The Simplest Version
In it’s simplest form, the strategy boils down to the following 2 equations:
initial_monthly_withdrawal = portfolio_value / 400 next_monthly_withdrawal = ⅔ * current_withdrawal + ⅓ * current_portfolio_value / 400
The first equation tells you how much you can withdrawal monthly from your portfolio in the first year that you start taking withdrawals. Dividing your portfolio value by 400 is equivalent to taking a 3% annual withdrawal and gets the process started. Conversely, if you multiply your monthly expenses by 400, that can give you an approximation of how big your portfolio needs to be in order to retire.
The second equation tells you how much you should adjust your withdrawal amount each year. This particular version of the equation assumes a buffer-size of 3 years and 3% withdrawal rate. In case you haven’t been reading other articles on this site, the buffer is what provides ballast to the withdrawal equation so that your withdrawal amounts aren’t whipped around too much by a volatile investment portfolio.
That’s it! If you’re comfortable with the assumed withdrawal rate of 3% and buffer of 3 years then you can stop reading and just follow the above equations (which I use for my own situation).
Example: $900,000 portfolio
Let’s take a simple example, start with a portfolio worth $900k. Dividing a this by 400 gives the initial monthly withdrawal of,
initial_monthly_withdrawal = $900000 / 400 = $2250/month
Piece of cake. It’s up to you if you actually save the full 3-years of that withdrawal amount into a safe place. I recommend you at least save 1 year’s worth, $27k in this example, in a safe account such as an interest-bearing savings. Or maybe you’d feel better putting the entire 3-year buffer, $81k, in savings, that’s fine too. It mostly depends on your risk tolerance.

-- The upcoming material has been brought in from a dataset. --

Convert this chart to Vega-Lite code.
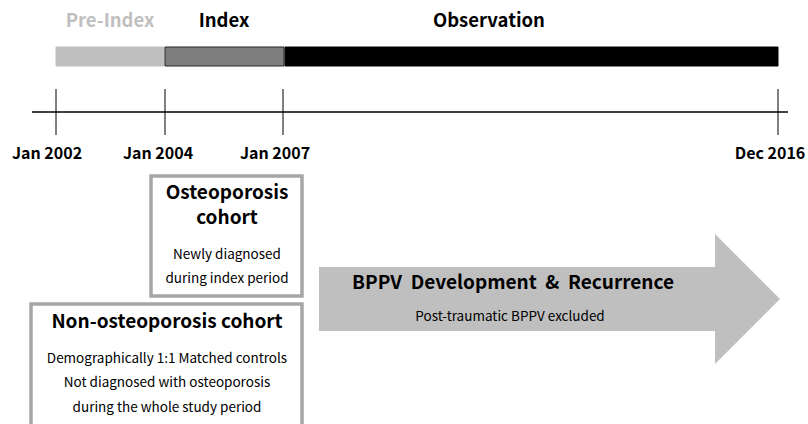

Next, after one year, you re-evaluate the portfolio to decide whether to increase or decrease your withdrawal amount. Let’s say portfolio has had a good year, and is worth $990k at the end of the year. Your next year’s withdrawal rate is computed as,
next_monthly_withdrawal = ⅔ * 2250 + ⅓ * 990000 / 400 = 1500 + 825 = $2325/month
So even though the portfolio grew by 10%, you only increase the monthly withdrawal amount by 3.33% (because of the buffering). It works both way, if the market has a particularly bad year, it won’t kill your monthly withdrawal income.

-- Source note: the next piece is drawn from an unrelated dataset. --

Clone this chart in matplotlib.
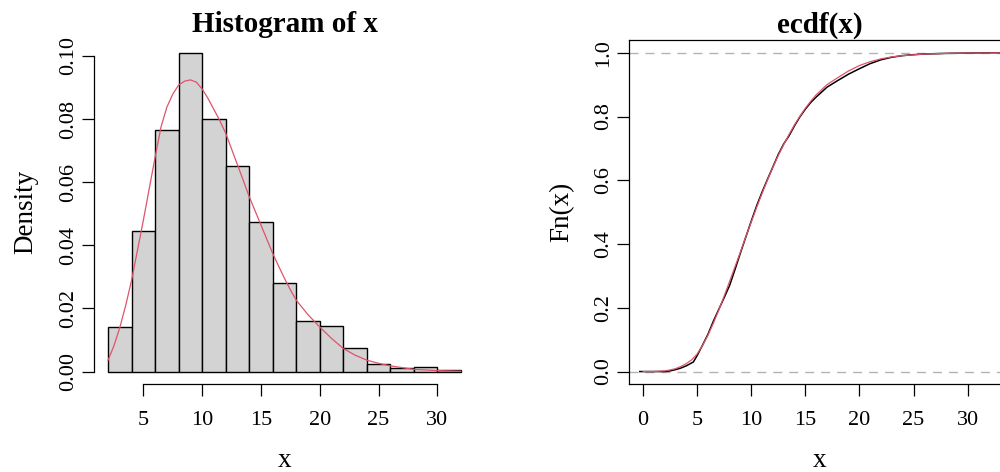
import matplotlib
matplotlib.use("Agg")
import matplotlib.pyplot as plt

plt.rcParams['font.family'] = ['Liberation Serif', 'DejaVu Serif']

# ---------------- data ----------------
bin_edges = [2, 4, 6, 8, 10, 12, 14, 16, 18, 20, 22, 24, 26, 28, 30, 32]
densities = [0.014, 0.0445, 0.0765, 0.101, 0.080, 0.065, 0.0475, 0.028,
             0.016, 0.0145, 0.0075, 0.0025, 0.001, 0.0015, 0.0005]

dens_x = [2, 2.5, 3, 3.5, 4, 4.5, 5, 5.5, 6, 6.5, 7, 7.5, 8, 8.5, 9, 9.5,
          10, 10.5, 11, 11.5, 12, 12.5, 13, 13.5, 14, 14.5, 15, 15.5, 16,
          16.5, 17, 17.5, 18, 19, 20, 21, 22, 23, 24, 25, 26, 28, 30, 32]
dens_y = [0.0036, 0.0082, 0.014, 0.021, 0.029, 0.0385, 0.048, 0.058, 0.068,
          0.0775, 0.0838, 0.0879, 0.0908, 0.0920, 0.0924, 0.0917, 0.0895,
          0.0865, 0.0830, 0.0795, 0.0755, 0.0705, 0.0655, 0.0605, 0.0554,
          0.0509, 0.0464, 0.0419, 0.0374, 0.0334, 0.0295, 0.0259, 0.0226,
          0.0180, 0.0141, 0.0105, 0.0073, 0.0052, 0.0036, 0.0026, 0.0018,
          0.0007, 0.0003, 0.0001]

ecdf_x = [-0.3, 2, 2.5, 3, 3.5, 4, 4.65, 5, 5.5, 6, 6.5, 7, 7.5, 8, 8.5, 9,
          9.5, 10, 10.5, 11, 11.5, 12, 12.5, 13, 13.5, 14, 14.5, 15, 15.5,
          16, 17, 18, 19, 20, 21, 22, 23, 24, 25, 26, 28, 30, 32, 34]
ecdf_y = [0.0, 0.0, 0.002, 0.006, 0.011, 0.018, 0.030, 0.050, 0.083, 0.117,
          0.158, 0.195, 0.232, 0.270, 0.320, 0.372, 0.422, 0.472, 0.520,
          0.563, 0.603, 0.642, 0.681, 0.714, 0.740, 0.771, 0.799, 0.823,
          0.844, 0.861, 0.892, 0.913, 0.933, 0.950, 0.966, 0.978, 0.986,
          0.991, 0.994, 0.996, 0.998, 0.999, 1.0, 1.0]

cdf_x = [0, 1, 2, 2.5, 3, 3.5, 4, 4.5, 5, 5.5, 6, 6.5, 7, 7.5, 8, 8.5, 9,
         9.5, 10, 10.5, 11, 11.5, 12, 12.5, 13, 13.5, 14, 14.5, 15, 15.5,
         16, 17, 18, 19, 20, 21, 22, 23, 24, 26, 28, 30, 34]
cdf_y = [0.0, 0.0003, 0.002, 0.005, 0.009, 0.016, 0.025, 0.037, 0.055,
         0.082, 0.114, 0.152, 0.193, 0.237, 0.283, 0.329, 0.375, 0.423,
         0.469, 0.515, 0.559, 0.601, 0.641, 0.678, 0.712, 0.744, 0.774,
         0.801, 0.826, 0.848, 0.868, 0.900, 0.922, 0.943, 0.960, 0.972,
         0.981, 0.987, 0.991, 0.996, 0.998, 0.999, 1.0]

hist_xticks = [5, 10, 15, 20, 25, 30]
hist_yticks = [0.00, 0.02, 0.04, 0.06, 0.08, 0.10]
ecdf_xticks = [0, 5, 10, 15, 20, 25, 30]
ecdf_yticks = [0.0, 0.2, 0.4, 0.6, 0.8, 1.0]

RED = '#DF536B'
W, H = 1000, 472

fig = plt.figure(figsize=(W / 100, H / 100), dpi=100)

def rect(l, r, t, b):
    return [l / W, (H - b) / H, (r - l) / W, (b - t) / H]

ax1 = fig.add_axes(rect(94.0, 475.0, 40.0, 384.3))
ax2 = fig.add_axes(rect(629.3, 1010.7, 40.0, 384.3))

# ---------------- histogram ----------------
widths = [bin_edges[i + 1] - bin_edges[i] for i in range(len(densities))]
ax1.bar(bin_edges[:-1], densities, width=widths, align='edge',
        color='#D3D3D3', edgecolor='black', linewidth=1.0, zorder=2)
ax1.plot(dens_x, dens_y, color=RED, linewidth=0.9, zorder=3)
ax1.set_xlim(0.8, 33.2)
ax1.set_ylim(-0.00404, 0.10504)
for s in ['top', 'right']:
    ax1.spines[s].set_visible(False)
ax1.spines['left'].set_bounds(0, 0.10)
ax1.spines['bottom'].set_bounds(5, 30)
ax1.set_xticks(hist_xticks, [str(v) for v in hist_xticks])
ax1.set_yticks(hist_yticks, ['%.2f' % v for v in hist_yticks],
               rotation=90, va='center')

# ---------------- ecdf ----------------
ax2.axhline(0, color='#B3B3B3', linestyle=(0, (6.5, 5)), linewidth=1.0, zorder=1)
ax2.axhline(1, color='#B3B3B3', linestyle=(0, (6.5, 5)), linewidth=1.0, zorder=1)
ax2.plot(ecdf_x, ecdf_y, color='black', linewidth=1.1, zorder=2)
ax2.plot(cdf_x, cdf_y, color=RED, linewidth=0.9, zorder=3)
ax2.set_xlim(-1.27, 33.98)
ax2.set_ylim(-0.04, 1.04)
ax2.set_xticks(ecdf_xticks, [str(v) for v in ecdf_xticks])
ax2.set_yticks(ecdf_yticks, ['%.1f' % v for v in ecdf_yticks],
               rotation=90, va='center')

for ax in (ax1, ax2):
    for s in ax.spines.values():
        s.set_linewidth(0.9)
    ax.tick_params(axis='both', direction='out', length=8.6, width=0.9,
                   labelsize=16)
    ax.tick_params(axis='x', pad=10.5)
    ax.tick_params(axis='y', pad=3)
    ax.set_facecolor('white')

# ---------------- titles and labels ----------------
def ft(xp, yp, s, **kw):
    fig.text(xp / W, 1 - yp / H, s, **kw)

ft(284.5, 32.3, 'Histogram of x', ha='center', va='baseline',
   fontsize=21, fontweight='bold')
ft(820.0, 32.3, 'ecdf(x)', ha='center', va='baseline',
   fontsize=21, fontweight='bold')
ft(284.5, 467.3, 'x', ha='center', va='baseline', fontsize=19.5)
ft(820.0, 467.3, 'x', ha='center', va='baseline', fontsize=19.5)
ft(32.7, 212.0, 'Density', ha='center', va='baseline', rotation=90,
   rotation_mode='anchor', fontsize=19.5)
ft(568.0, 212.0, 'Fn(x)', ha='center', va='baseline', rotation=90,
   rotation_mode='anchor', fontsize=19.5)

fig.savefig('out.png', dpi=100, facecolor='white')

In every year after the first year, you just use the 2nd equation to determine the withdrawal amount for the following year. Over the long haul, with these equations, your withdrawal amount will hover around 3% of your total portfolio value2.
The General Version
If you prefer a little more control over the withdrawal rate and buffer size, then here’s the more general equations for this strategy:
initial_monthly_withdrawal = portfolio_value * withdrawal_rate / 12 next_monthly_withdrawal = (1-1/buffer_size) * current_withdrawal + (1/buffer_size) * portfolio_value * withdrawal_rate / 12
For example, if you prefer a more aggressive 4% withdrawal that is stabilized by a larger 5-year buffer then the withdrawal equations would simplify to,
initial_monthly_withdrawal = portfolio_value / 300 next_monthly_withdrawal = ⅘ * current_withdrawal + ⅕ * current_portfolio_value / 300
That’s all there is to implementing the Super-Simple Virtual-Buffer Withdrawal Strategy. If you want to see the math behind the strategy, refer to the overly-complex original article. The main takeaway from this strategy is that you only need to know two data points each year, (1) the current withdrawal amount and (2) the current portfolio value. With those two numbers, you can calculate the next year’s withdrawal amount in a way that is simple to compute but still buffers your retirement income against wild fluctuations in the market.